**Task directions:**
Repeat the listing exactly as given, omitting every image.

**Supplied information:**
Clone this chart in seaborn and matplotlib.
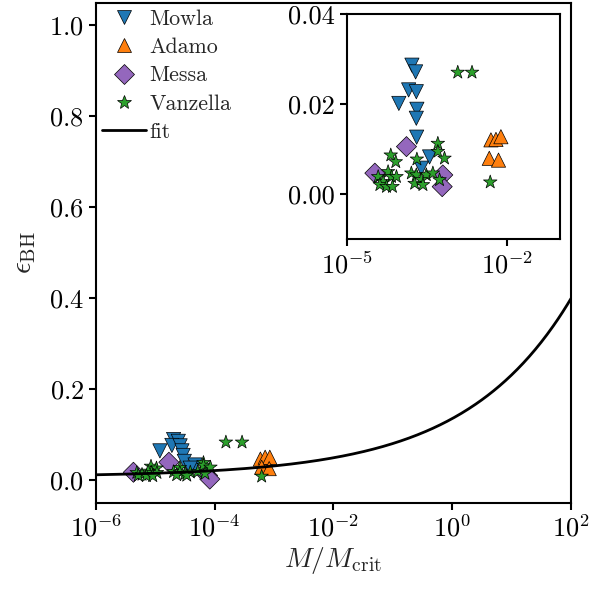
import numpy as np
import pandas as pd
import matplotlib
matplotlib.use("Agg")
import matplotlib.pyplot as plt
from matplotlib.lines import Line2D
import seaborn as sns

# ---- data: main panel -------------------------------------------------
mowla_M = [2.04e-5, 2.45e-5, 1.91e-5, 2.63e-5, 1.20e-5, 2.82e-5, 2.95e-5, 3.09e-5, 4.68e-5, 3.89e-5]
mowla_eps = [0.090, 0.086, 0.077, 0.076, 0.065, 0.065, 0.055, 0.042, 0.034, 0.027]

adamo_M = [5.9e-4, 7.1e-4, 8.5e-4, 6.2e-4, 8.3e-4]
adamo_eps = [0.047, 0.051, 0.051, 0.029, 0.026]

messa_M = [4.3e-6, 1.7e-5, 7.6e-5, 8.3e-5]
messa_eps = [0.018, 0.040, 0.011, 0.003]

vanzella_M = [1.55e-4, 2.9e-4, 6.5e-5, 6.5e-5, 8.5e-5, 8.5e-6, 1.05e-5, 2.6e-5, 6.2e-4,
              7.6e-6, 4.9e-6, 8.7e-6, 1.07e-5, 6.0e-6, 5.2e-6, 7.1e-6, 9.1e-6,
              2.04e-5, 2.6e-5, 3.9e-5, 5.2e-5, 3.2e-5, 2.3e-5, 3.4e-5, 6.9e-5]
vanzella_eps = [0.084, 0.084, 0.039, 0.033, 0.029, 0.031, 0.027, 0.028, 0.009,
                0.020, 0.017, 0.017, 0.017, 0.013, 0.011, 0.010, 0.010,
                0.019, 0.018, 0.018, 0.019, 0.015, 0.012, 0.011, 0.015]

# ---- data: inset -------------------------------------------------------
mowla_M_in = [1.67e-4, 1.96e-4, 1.45e-4, 2.02e-4, 9.5e-5, 2.07e-4, 2.02e-4, 2.05e-4, 3.58e-4, 2.51e-4]
mowla_eps_in = [0.0287, 0.0272, 0.0232, 0.0228, 0.0202, 0.0189, 0.0169, 0.0127, 0.0083, 0.0058]

adamo_M_in = [5.07e-3, 6.30e-3, 7.80e-3, 4.72e-3, 7.03e-3]
adamo_eps_in = [0.0121, 0.0122, 0.0128, 0.0080, 0.0076]

messa_M_in = [3.37e-5, 1.32e-4, 6.34e-4, 6.18e-4]
messa_eps_in = [0.0047, 0.0106, 0.0043, 0.0017]

vanzella_M_in = [1.21e-3, 2.24e-3, 5.12e-4, 5.12e-4, 6.82e-4, 6.70e-5, 8.32e-5, 2.07e-4, 4.92e-3,
                 5.97e-5, 3.89e-5, 6.92e-5, 8.57e-5, 4.82e-5, 4.18e-5, 5.57e-5, 7.21e-5,
                 1.63e-4, 2.02e-4, 3.11e-4, 4.13e-4, 2.51e-4, 1.88e-4, 2.69e-4, 5.51e-4]
vanzella_eps_in = [0.0271, 0.0271, 0.0113, 0.0095, 0.0080, 0.0087, 0.0072, 0.0078, 0.0027,
                   0.0050, 0.0039, 0.0039, 0.0039, 0.0028, 0.0021, 0.0017, 0.0017,
                   0.0047, 0.0043, 0.0043, 0.0047, 0.0032, 0.0024, 0.0021, 0.0032]

# fit: eps = A * (M/Mcrit)**B + C
fit_A, fit_B, fit_C = 0.128, 0.243, 0.008

samples = ["Mowla", "Adamo", "Messa", "Vanzella"]
colors = {"Mowla": "#1f77b4", "Adamo": "#ff7f0e", "Messa": "#9467bd", "Vanzella": "#2ca02c"}
markers = {"Mowla": "v", "Adamo": "^", "Messa": "D", "Vanzella": "*"}


def build_frame(sets):
    rows = []
    for name, (m, e) in zip(samples, sets):
        for mi, ei in zip(m, e):
            rows.append({"M": mi, "eps": ei, "sample": name})
    return pd.DataFrame(rows)


main_df = build_frame([(mowla_M, mowla_eps), (adamo_M, adamo_eps),
                       (messa_M, messa_eps), (vanzella_M, vanzella_eps)])
inset_df = build_frame([(mowla_M_in, mowla_eps_in), (adamo_M_in, adamo_eps_in),
                        (messa_M_in, messa_eps_in), (vanzella_M_in, vanzella_eps_in)])

sns.set_style("ticks")
plt.rcParams.update({
    "font.family": "serif",
    "font.serif": ["cmr10", "DejaVu Serif"],
    "mathtext.fontset": "cm",
    "axes.unicode_minus": False,
    "axes.formatter.use_mathtext": True,
    "font.size": 19,
    "xtick.labelsize": 19,
    "ytick.labelsize": 19,
    "axes.linewidth": 1.5,
    "xtick.major.width": 1.5,
    "ytick.major.width": 1.5,
    "xtick.major.size": 5,
    "ytick.major.size": 5,
    "xtick.color": "black",
    "ytick.color": "black",
    "axes.edgecolor": "black",
})

fig = plt.figure(figsize=(6.14, 5.92), dpi=100)
ax = fig.add_axes([0.156, 0.150, 0.774, 0.8454])

sns.scatterplot(data=main_df, x="M", y="eps", hue="sample", style="sample",
                hue_order=samples, style_order=samples, palette=colors, markers=markers,
                s=105, edgecolor="black", linewidth=0.5, legend=False, ax=ax, zorder=2)

Mgrid = np.logspace(-6, 2, 400)
fit_df = pd.DataFrame({"M": Mgrid, "eps": fit_A * Mgrid ** fit_B + fit_C})
sns.lineplot(data=fit_df, x="M", y="eps", color="black", linewidth=2, ax=ax, zorder=3)

ax.set_xscale("log")
ax.set_xlim(1e-6, 1e2)
ax.set_ylim(-0.05, 1.05)
ax.set_xticks([1e-6, 1e-4, 1e-2, 1e0, 1e2])
ax.xaxis.set_minor_locator(matplotlib.ticker.NullLocator())
ax.set_yticks([0.0, 0.2, 0.4, 0.6, 0.8, 1.0])
ax.set_xlabel(r"$M/M_{\rm crit}$", fontsize=20, labelpad=2)
ax.set_ylabel(r"$\epsilon_{\rm BH}$", fontsize=21, labelpad=8)

handles = [Line2D([], [], linestyle="none", marker=markers[n], markersize=10,
                  markerfacecolor=colors[n], markeredgecolor="black", markeredgewidth=0.5)
           for n in samples]
handles.append(Line2D([], [], color="black", linewidth=2))
ax.legend(handles, samples + ["fit"], loc="upper left", frameon=False, fontsize=15.8,
          handlelength=2.0, handletextpad=0.15, labelspacing=0.4,
          borderaxespad=0.0, borderpad=0.3)

# inset zoom on the observed sample
axin = fig.add_axes([0.5647, 0.5958, 0.3473, 0.38])
sns.scatterplot(data=inset_df, x="M", y="eps", hue="sample", style="sample",
                hue_order=samples, style_order=samples, palette=colors, markers=markers,
                s=105, edgecolor="black", linewidth=0.5, legend=False, ax=axin)
axin.set_xscale("log")
axin.set_xlim(1e-5, 1e-1)
axin.set_ylim(-0.01, 0.04)
axin.set_xticks([1e-5, 1e-2])
axin.xaxis.set_minor_locator(matplotlib.ticker.NullLocator())
axin.set_yticks([0.0, 0.02, 0.04])
axin.yaxis.set_major_formatter(matplotlib.ticker.FormatStrFormatter("%.2f"))
axin.set_xlabel("")
axin.set_ylabel("")

fig.savefig("out.png", dpi=100)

**Response to the task:**
Clone this chart in seaborn and matplotlib.
import numpy as np
import pandas as pd
import matplotlib
matplotlib.use("Agg")
import matplotlib.pyplot as plt
from matplotlib.lines import Line2D
import seaborn as sns

# ---- data: main panel -------------------------------------------------
mowla_M = [2.04e-5, 2.45e-5, 1.91e-5, 2.63e-5, 1.20e-5, 2.82e-5, 2.95e-5, 3.09e-5, 4.68e-5, 3.89e-5]
mowla_eps = [0.090, 0.086, 0.077, 0.076, 0.065, 0.065, 0.055, 0.042, 0.034, 0.027]

adamo_M = [5.9e-4, 7.1e-4, 8.5e-4, 6.2e-4, 8.3e-4]
adamo_eps = [0.047, 0.051, 0.051, 0.029, 0.026]

messa_M = [4.3e-6, 1.7e-5, 7.6e-5, 8.3e-5]
messa_eps = [0.018, 0.040, 0.011, 0.003]

vanzella_M = [1.55e-4, 2.9e-4, 6.5e-5, 6.5e-5, 8.5e-5, 8.5e-6, 1.05e-5, 2.6e-5, 6.2e-4,
              7.6e-6, 4.9e-6, 8.7e-6, 1.07e-5, 6.0e-6, 5.2e-6, 7.1e-6, 9.1e-6,
              2.04e-5, 2.6e-5, 3.9e-5, 5.2e-5, 3.2e-5, 2.3e-5, 3.4e-5, 6.9e-5]
vanzella_eps = [0.084, 0.084, 0.039, 0.033, 0.029, 0.031, 0.027, 0.028, 0.009,
                0.020, 0.017, 0.017, 0.017, 0.013, 0.011, 0.010, 0.010,
                0.019, 0.018, 0.018, 0.019, 0.015, 0.012, 0.011, 0.015]

# ---- data: inset -------------------------------------------------------
mowla_M_in = [1.67e-4, 1.96e-4, 1.45e-4, 2.02e-4, 9.5e-5, 2.07e-4, 2.02e-4, 2.05e-4, 3.58e-4, 2.51e-4]
mowla_eps_in = [0.0287, 0.0272, 0.0232, 0.0228, 0.0202, 0.0189, 0.0169, 0.0127, 0.0083, 0.0058]

adamo_M_in = [5.07e-3, 6.30e-3, 7.80e-3, 4.72e-3, 7.03e-3]
adamo_eps_in = [0.0121, 0.0122, 0.0128, 0.0080, 0.0076]

messa_M_in = [3.37e-5, 1.32e-4, 6.34e-4, 6.18e-4]
messa_eps_in = [0.0047, 0.0106, 0.0043, 0.0017]

vanzella_M_in = [1.21e-3, 2.24e-3, 5.12e-4, 5.12e-4, 6.82e-4, 6.70e-5, 8.32e-5, 2.07e-4, 4.92e-3,
                 5.97e-5, 3.89e-5, 6.92e-5, 8.57e-5, 4.82e-5, 4.18e-5, 5.57e-5, 7.21e-5,
                 1.63e-4, 2.02e-4, 3.11e-4, 4.13e-4, 2.51e-4, 1.88e-4, 2.69e-4, 5.51e-4]
vanzella_eps_in = [0.0271, 0.0271, 0.0113, 0.0095, 0.0080, 0.0087, 0.0072, 0.0078, 0.0027,
                   0.0050, 0.0039, 0.0039, 0.0039, 0.0028, 0.0021, 0.0017, 0.0017,
                   0.0047, 0.0043, 0.0043, 0.0047, 0.0032, 0.0024, 0.0021, 0.0032]

# fit: eps = A * (M/Mcrit)**B + C
fit_A, fit_B, fit_C = 0.128, 0.243, 0.008

samples = ["Mowla", "Adamo", "Messa", "Vanzella"]
colors = {"Mowla": "#1f77b4", "Adamo": "#ff7f0e", "Messa": "#9467bd", "Vanzella": "#2ca02c"}
markers = {"Mowla": "v", "Adamo": "^", "Messa": "D", "Vanzella": "*"}


def build_frame(sets):
    rows = []
    for name, (m, e) in zip(samples, sets):
        for mi, ei in zip(m, e):
            rows.append({"M": mi, "eps": ei, "sample": name})
    return pd.DataFrame(rows)


main_df = build_frame([(mowla_M, mowla_eps), (adamo_M, adamo_eps),
                       (messa_M, messa_eps), (vanzella_M, vanzella_eps)])
inset_df = build_frame([(mowla_M_in, mowla_eps_in), (adamo_M_in, adamo_eps_in),
                        (messa_M_in, messa_eps_in), (vanzella_M_in, vanzella_eps_in)])

sns.set_style("ticks")
plt.rcParams.update({
    "font.family": "serif",
    "font.serif": ["cmr10", "DejaVu Serif"],
    "mathtext.fontset": "cm",
    "axes.unicode_minus": False,
    "axes.formatter.use_mathtext": True,
    "font.size": 19,
    "xtick.labelsize": 19,
    "ytick.labelsize": 19,
    "axes.linewidth": 1.5,
    "xtick.major.width": 1.5,
    "ytick.major.width": 1.5,
    "xtick.major.size": 5,
    "ytick.major.size": 5,
    "xtick.color": "black",
    "ytick.color": "black",
    "axes.edgecolor": "black",
})

fig = plt.figure(figsize=(6.14, 5.92), dpi=100)
ax = fig.add_axes([0.156, 0.150, 0.774, 0.8454])

sns.scatterplot(data=main_df, x="M", y="eps", hue="sample", style="sample",
                hue_order=samples, style_order=samples, palette=colors, markers=markers,
                s=105, edgecolor="black", linewidth=0.5, legend=False, ax=ax, zorder=2)

Mgrid = np.logspace(-6, 2, 400)
fit_df = pd.DataFrame({"M": Mgrid, "eps": fit_A * Mgrid ** fit_B + fit_C})
sns.lineplot(data=fit_df, x="M", y="eps", color="black", linewidth=2, ax=ax, zorder=3)

ax.set_xscale("log")
ax.set_xlim(1e-6, 1e2)
ax.set_ylim(-0.05, 1.05)
ax.set_xticks([1e-6, 1e-4, 1e-2, 1e0, 1e2])
ax.xaxis.set_minor_locator(matplotlib.ticker.NullLocator())
ax.set_yticks([0.0, 0.2, 0.4, 0.6, 0.8, 1.0])
ax.set_xlabel(r"$M/M_{\rm crit}$", fontsize=20, labelpad=2)
ax.set_ylabel(r"$\epsilon_{\rm BH}$", fontsize=21, labelpad=8)

handles = [Line2D([], [], linestyle="none", marker=markers[n], markersize=10,
                  markerfacecolor=colors[n], markeredgecolor="black", markeredgewidth=0.5)
           for n in samples]
handles.append(Line2D([], [], color="black", linewidth=2))
ax.legend(handles, samples + ["fit"], loc="upper left", frameon=False, fontsize=15.8,
          handlelength=2.0, handletextpad=0.15, labelspacing=0.4,
          borderaxespad=0.0, borderpad=0.3)

# inset zoom on the observed sample
axin = fig.add_axes([0.5647, 0.5958, 0.3473, 0.38])
sns.scatterplot(data=inset_df, x="M", y="eps", hue="sample", style="sample",
                hue_order=samples, style_order=samples, palette=colors, markers=markers,
                s=105, edgecolor="black", linewidth=0.5, legend=False, ax=axin)
axin.set_xscale("log")
axin.set_xlim(1e-5, 1e-1)
axin.set_ylim(-0.01, 0.04)
axin.set_xticks([1e-5, 1e-2])
axin.xaxis.set_minor_locator(matplotlib.ticker.NullLocator())
axin.set_yticks([0.0, 0.02, 0.04])
axin.yaxis.set_major_formatter(matplotlib.ticker.FormatStrFormatter("%.2f"))
axin.set_xlabel("")
axin.set_ylabel("")

fig.savefig("out.png", dpi=100)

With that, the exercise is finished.